New Hampshire Democrats are looking for help from their party's presidential candidates in overturning a law that will make it harder for some college students to vote.

DOVER, N.H. (AP) — New Hampshire Democrats are looking for help from their party's presidential candidates in overturning a law that will make it harder for some college students to vote.

At campaign events across the state, White House hopefuls are being pressed to speak out against the 2018 law. It subjects college students who come from other states to residency requirements such as getting a New Hampshire driver's license if they study and vote in the state.

The law does not take effect until July. But Democratic activists and voters say this is a moment for presidential candidates to take a stand against Republican moves to weaken access to the ballot box in New Hampshire and elsewhere. President Trump has popularized false claims about widespread voter fraud.

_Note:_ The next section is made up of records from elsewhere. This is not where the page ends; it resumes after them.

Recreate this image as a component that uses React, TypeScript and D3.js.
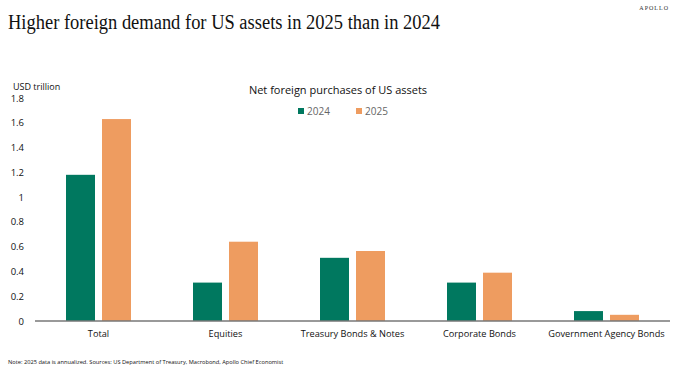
import React from "react";
import * as d3 from "d3";

const categories = ["Total", "Equities", "Treasury Bonds & Notes", "Corporate Bonds", "Government Agency Bonds"];
const values2024 = [1.18, 0.31, 0.51, 0.31, 0.08];
const values2025 = [1.63, 0.64, 0.565, 0.39, 0.05];
const seriesNames = ["2024", "2025"];
const yTicks = [0, 0.2, 0.4, 0.6, 0.8, 1, 1.2, 1.4, 1.6, 1.8];

const colors = ["#00785F", "#EE9C60"];
const sans = "'Open Sans', 'Noto Sans', sans-serif";
const serif = "'Liberation Serif', 'DejaVu Serif', serif";

export default function App() {
  const width = 677;
  const height = 372;
  const margin = { top: 98, right: 7, bottom: 51, left: 35 };

  const x = d3.scaleBand<string>()
    .domain(categories)
    .range([margin.left, width - margin.right])
    .paddingInner(0)
    .paddingOuter(0);

  const y = d3.scaleLinear()
    .domain([0, 1.8])
    .range([height - margin.bottom, margin.top]);

  const barW = 29;
  const gap = 7;
  const series = [values2024, values2025];

  return (
    <svg width={width} height={height} style={{ position: "absolute", left: 0, top: 0, background: "#fff" }}>
      <text x={669} y={10} textAnchor="end" fontFamily={serif} fontSize={6} letterSpacing={1} fill="#333">APOLLO</text>
      <text x={8} y={29} fontFamily={serif} fontSize={20.5} fill="#111" textLength={432} lengthAdjust="spacingAndGlyphs">
        Higher foreign demand for US assets in 2025 than in 2024
      </text>

      <text x={13} y={89.5} fontFamily={sans} fontSize={9} fill="#111">USD trillion</text>
      <text x={338} y={94} textAnchor="middle" fontFamily={sans} fontSize={11} fill="#111">
        Net foreign purchases of US assets
      </text>

      {seriesNames.map((s, i) => (
        <g key={s} transform={`translate(${298 + i * 58},108)`}>
          <rect x={0} y={0} width={6} height={6} fill={colors[i]} />
          <text x={9} y={6.5} fontFamily={sans} fontSize={10} fill="#666">{s}</text>
        </g>
      ))}

      {yTicks.map(t => (
        <text key={t} x={24} y={y(t) + 3.5} textAnchor="end" fontFamily={sans} fontSize={9.5} fill="#111">
          {d3.format("~g")(t)}
        </text>
      ))}

      {categories.map((c, ci) => {
        const cx = (x(c) ?? 0) + x.bandwidth() / 2;
        return (
          <g key={c}>
            {series.map((vals, si) => {
              const bx = si === 0 ? cx - gap / 2 - barW : cx + gap / 2;
              return (
                <rect key={si} x={bx} y={y(vals[ci])} width={barW} height={y(0) - y(vals[ci])} fill={colors[si]} />
              );
            })}
            <text x={cx} y={y(0) + 16} textAnchor="middle" fontFamily={sans} fontSize={9.2} fill="#111">{c}</text>
          </g>
        );
      })}

      <line x1={margin.left} x2={width - margin.right} y1={y(0)} y2={y(0)} stroke="#777" strokeWidth={1.5} />

      <text x={8} y={364} fontFamily={sans} fontSize={5.7} fill="#111">
        Note: 2025 data is annualized. Sources: US Department of Treasury, Macrobond, Apollo Chief Economist
      </text>
    </svg>
  );
}
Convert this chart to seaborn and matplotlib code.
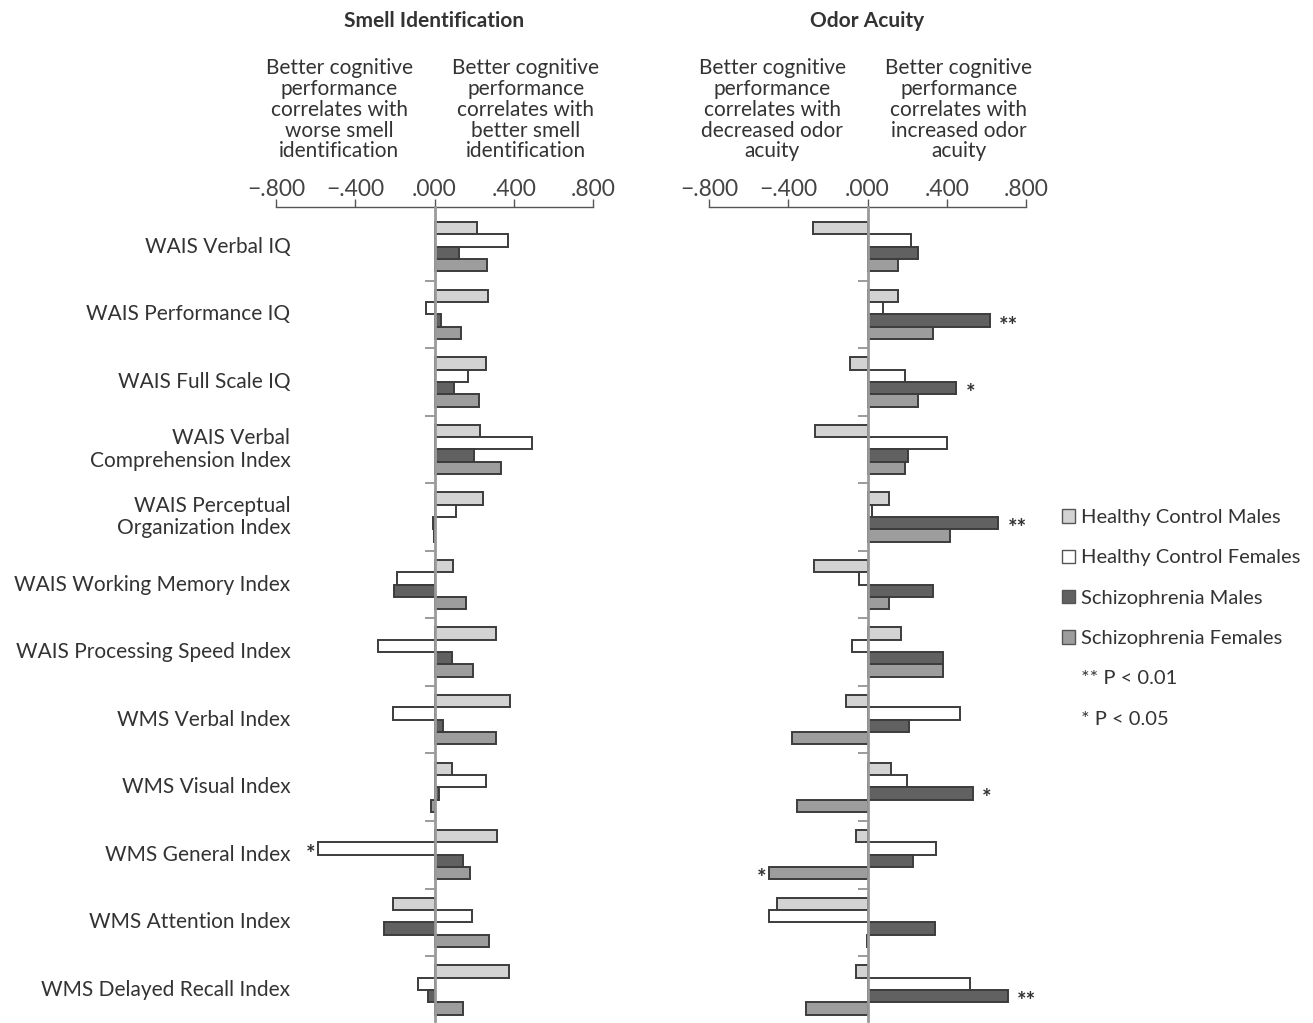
import numpy as np
import pandas as pd
import matplotlib
matplotlib.use("Agg")
import matplotlib.pyplot as plt
import matplotlib.transforms as mtransforms
from matplotlib.patches import Patch
import seaborn as sns

# =============================================================================
# Datos
# =============================================================================
TESTS = [
    "WAIS Verbal IQ",
    "WAIS Performance IQ",
    "WAIS Full Scale IQ",
    "WAIS Verbal\nComprehension Index",
    "WAIS Perceptual\nOrganization Index",
    "WAIS Working Memory Index",
    "WAIS Processing Speed Index",
    "WMS Verbal Index",
    "WMS Visual Index",
    "WMS General Index",
    "WMS Attention Index",
    "WMS Delayed Recall Index",
]
GROUPS = [
    "Healthy Control Males",
    "Healthy Control Females",
    "Schizophrenia Males",
    "Schizophrenia Females",
]

# Smell identification correlations
SMELL_HCM = [0.217, 0.268, 0.258, 0.232, 0.247, 0.091, 0.308, 0.379, 0.086, 0.313, -0.207, 0.374]
SMELL_HCF = [0.369, -0.045, 0.167, 0.490, 0.106, -0.187, -0.283, -0.207, 0.258, -0.586, 0.187, -0.081]
SMELL_SM = [0.126, 0.035, 0.096, 0.197, -0.010, -0.202, 0.086, 0.045, 0.025, 0.146, -0.253, -0.035]
SMELL_SF = [0.263, 0.136, 0.227, 0.338, -0.005, 0.157, 0.192, 0.308, -0.020, 0.177, 0.273, 0.146]

# Odor acuity correlations
ACUITY_HCM = [-0.273, 0.152, -0.086, -0.263, 0.106, -0.268, 0.167, -0.106, 0.121, -0.056, -0.455, -0.056]
ACUITY_HCF = [0.222, 0.076, 0.187, 0.399, 0.025, -0.045, -0.076, 0.465, 0.197, 0.348, -0.495, 0.515]
ACUITY_SM = [0.253, 0.616, 0.449, 0.202, 0.657, 0.333, 0.379, 0.207, 0.530, 0.232, 0.343, 0.707]
ACUITY_SF = [0.152, 0.333, 0.253, 0.187, 0.414, 0.106, 0.379, -0.379, -0.354, -0.495, -0.005, -0.308]

SMELL_STARS = [("WMS General Index", "Healthy Control Females", "*")]
ACUITY_STARS = [
    ("WAIS Performance IQ", "Schizophrenia Males", "**"),
    ("WAIS Full Scale IQ", "Schizophrenia Males", "*"),
    ("WAIS Perceptual\nOrganization Index", "Schizophrenia Males", "**"),
    ("WMS Visual Index", "Schizophrenia Males", "*"),
    ("WMS General Index", "Schizophrenia Females", "*"),
    ("WMS Delayed Recall Index", "Schizophrenia Males", "**"),
]

XTICKS = [-0.8, -0.4, 0.0, 0.4, 0.8]

SMELL_NOTES = [
    "Better cognitive\nperformance\ncorrelates with\nworse smell\nidentification",
    "Better cognitive\nperformance\ncorrelates with\nbetter smell\nidentification",
]
ACUITY_NOTES = [
    "Better cognitive\nperformance\ncorrelates with\ndecreased odor\nacuity",
    "Better cognitive\nperformance\ncorrelates with\nincreased odor\nacuity",
]

# =============================================================================
# Estilo
# =============================================================================
COLORS = ["#d3d3d3", "#ffffff", "#616161", "#9d9d9d"]
EDGE = "#3c3c3c"
TEXT = "#333333"
FS = 15

sns.set_theme(style="white")
plt.rcParams["font.family"] = ["Lato", "DejaVu Sans"]
plt.rcParams["text.color"] = TEXT


def build_frame(values):
    rows = []
    for g, vals in zip(GROUPS, values):
        for t, v in zip(TESTS, vals):
            rows.append({"test": t, "group": g, "r": v})
    return pd.DataFrame(rows)


def fmt_tick(v):
    s = f"{abs(v):.3f}".lstrip("0")
    return ("\u2212" + s) if v < 0 else s


def draw_panel(ax, df, title, notes, stars, show_labels):
    sns.barplot(data=df, x="r", y="test", hue="group", order=TESTS,
                hue_order=GROUPS, palette=COLORS, saturation=1, orient="h",
                width=0.73, errorbar=None, edgecolor=EDGE, linewidth=1.4,
                legend=False, ax=ax, zorder=2)
    ax.set_xlim(-0.8, 0.8)
    ax.set_ylim(len(TESTS) - 0.54, -0.59)
    ax.set_xlabel("")
    ax.set_ylabel("")

    # eje superior
    ax.xaxis.set_ticks_position("top")
    ax.set_xticks(XTICKS, labels=[fmt_tick(v) for v in XTICKS])
    ax.tick_params(axis="x", which="major", direction="out", length=6,
                   width=1, color="#555555", labelsize=16.5, labelcolor="#444444",
                   pad=-1)
    for side in ["bottom", "right"]:
        ax.spines[side].set_visible(False)
    ax.spines["top"].set_color("#555555")
    ax.spines["top"].set_linewidth(1)
    ax.spines["left"].set_position(("data", 0))
    ax.spines["left"].set_color("#9a9a9a")
    ax.spines["left"].set_linewidth(2)
    ax.spines["left"].set_zorder(3)

    # marcas entre categorías
    ax.set_yticks(np.arange(0.5, len(TESTS) - 1, 1), minor=True)
    ax.tick_params(axis="y", which="minor", length=7, width=1.2,
                   color="#8a8a8a", direction="out", left=True)
    ax.tick_params(axis="y", which="major", length=0, labelleft=False)

    if show_labels:
        for i, t in enumerate(TESTS):
            ax.text(-0.727, i, t, ha="right", va="center", fontsize=FS,
                    color=TEXT, multialignment="right", linespacing=1.15)

    ax.text(0.5, 1.228, title, transform=ax.transAxes, ha="center",
            va="center", fontsize=15, fontweight="bold", color=TEXT)

    trans = mtransforms.blended_transform_factory(ax.transData, ax.transAxes)
    for x, note in zip([-0.48, 0.46], notes):
        ax.text(x, 1.056, note, transform=trans, ha="center", va="bottom",
                fontsize=FS, linespacing=1.05, color=TEXT)

    for test, group, mark in stars:
        patch = ax.containers[GROUPS.index(group)][TESTS.index(test)]
        w = patch.get_width()
        yc = patch.get_y() + patch.get_height() / 2
        if w > 0:
            ax.annotate(mark, (w, yc), xytext=(7, -4), textcoords="offset points",
                        ha="left", va="center", fontsize=16, fontweight="bold",
                        color=TEXT)
        else:
            ax.annotate(mark, (w, yc), xytext=(-2, -4), textcoords="offset points",
                        ha="right", va="center", fontsize=16, fontweight="bold",
                        color=TEXT)


# =============================================================================
# Figura
# =============================================================================
def run():
    fig = plt.figure(figsize=(13.13, 10.23), dpi=100)
    ax1 = fig.add_axes([276 / 1313, 0.002, 317 / 1313, 0.7957])
    ax2 = fig.add_axes([709 / 1313, 0.002, 317 / 1313, 0.7957])

    smell = build_frame([SMELL_HCM, SMELL_HCF, SMELL_SM, SMELL_SF])
    acuity = build_frame([ACUITY_HCM, ACUITY_HCF, ACUITY_SM, ACUITY_SF])

    draw_panel(ax1, smell, "Smell Identification", SMELL_NOTES, SMELL_STARS, True)
    draw_panel(ax2, acuity, "Odor Acuity", ACUITY_NOTES, ACUITY_STARS, False)

    handles = [Patch(facecolor=c, edgecolor="#555555", linewidth=1) for c in COLORS]
    handles += [Patch(facecolor="none", edgecolor="none")] * 2
    labels = GROUPS + ["** P < 0.01", "* P < 0.05"]
    fig.legend(handles, labels, loc="upper left",
               bbox_to_anchor=(1062 / 1313, 1 - 509 / 1023), frameon=False,
               fontsize=14.5, labelspacing=1.16, handlelength=0.64,
               handleheight=0.64, handletextpad=0.3, borderpad=0,
               borderaxespad=0, labelcolor=TEXT)

    fig.savefig("out.png", dpi=100)
    plt.close(fig)


if __name__ == "__main__":
    run()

The issue needs to be talked about more, including on the 2020 debate stage, said Garrett Muscatel, a Dartmouth College student who won a state House seat in New Hampshire last fall.

"People often don't think of New Hampshire as a place where voter suppression is occurring, but it is very real," Muscatel said.

Democratic Sen. Jeanne Shaheen recently sent the declared 2020 presidential candidates a letter urging them to sign "a petition publicly denouncing this voter suppression law." So far, 16 of the 2020 contenders, including all six senators running for president, have signed on.

Republicans have strongly defended the law. Republican state Sen. Regina Birdsell said in a statement that she is "disappointed that Jeanne Shaheen is using her time to push the false narrative that voter suppression is taking place in New Hampshire." She defended the legislation as "an attempt to make our elections cleaner and fairer."

Efforts to tighten voting laws have become a hyper-partisan issue sweeping through statehouses in recent years and Democrats bidding for the White House seem eager to push back. The 2020 candidates have offered a range of solutions that span from the difficult, and unlikely, path of amending the Constitution to reviving voting rights measures filed and left for dead in Congress.

During a rally in Exeter in March, Sen. Elizabeth Warren of Massachusetts noted her support for a constitutional amendment to "protect the right to vote for every American citizen and make sure their votes get counted."

She pledged to "roll back every damn one of these voter suppression laws."

Even the easiest path for changing the Constitution is strenuous, with any measure needing two-thirds support in both the House and Senate before it can make it to states for another hurdle, where it would need to be approved by 38 of the 50 states.

Other Democrats in the presidential race have offered ideas such as same-day voter registration, restoring the voting rights of people who have been incarcerated and making Election Day a holiday. Sen. Amy Klobuchar of Minnesota proposes universal registration for eligible voters when they turn 18.

Sen. Kirsten Gillibrand of New York echoed many of those ideas during a recent visit to Concord.

"We need to take on these legislatures across the country that are trying to undermine people's rights to vote," she said. "I hope we can have a national campaign about how to strengthen voting rights in this country and really push back."

Other solutions require fewer hurdles.

During a stop in Dover, Sen. Cory Booker of New Jersey called on the Justice Department to "actually do voter rights investigations."

"We've got to not only have the right laws, but we've got to have a Justice Department that's actively willing to fight to make sure that those laws are being upheld," Booker said.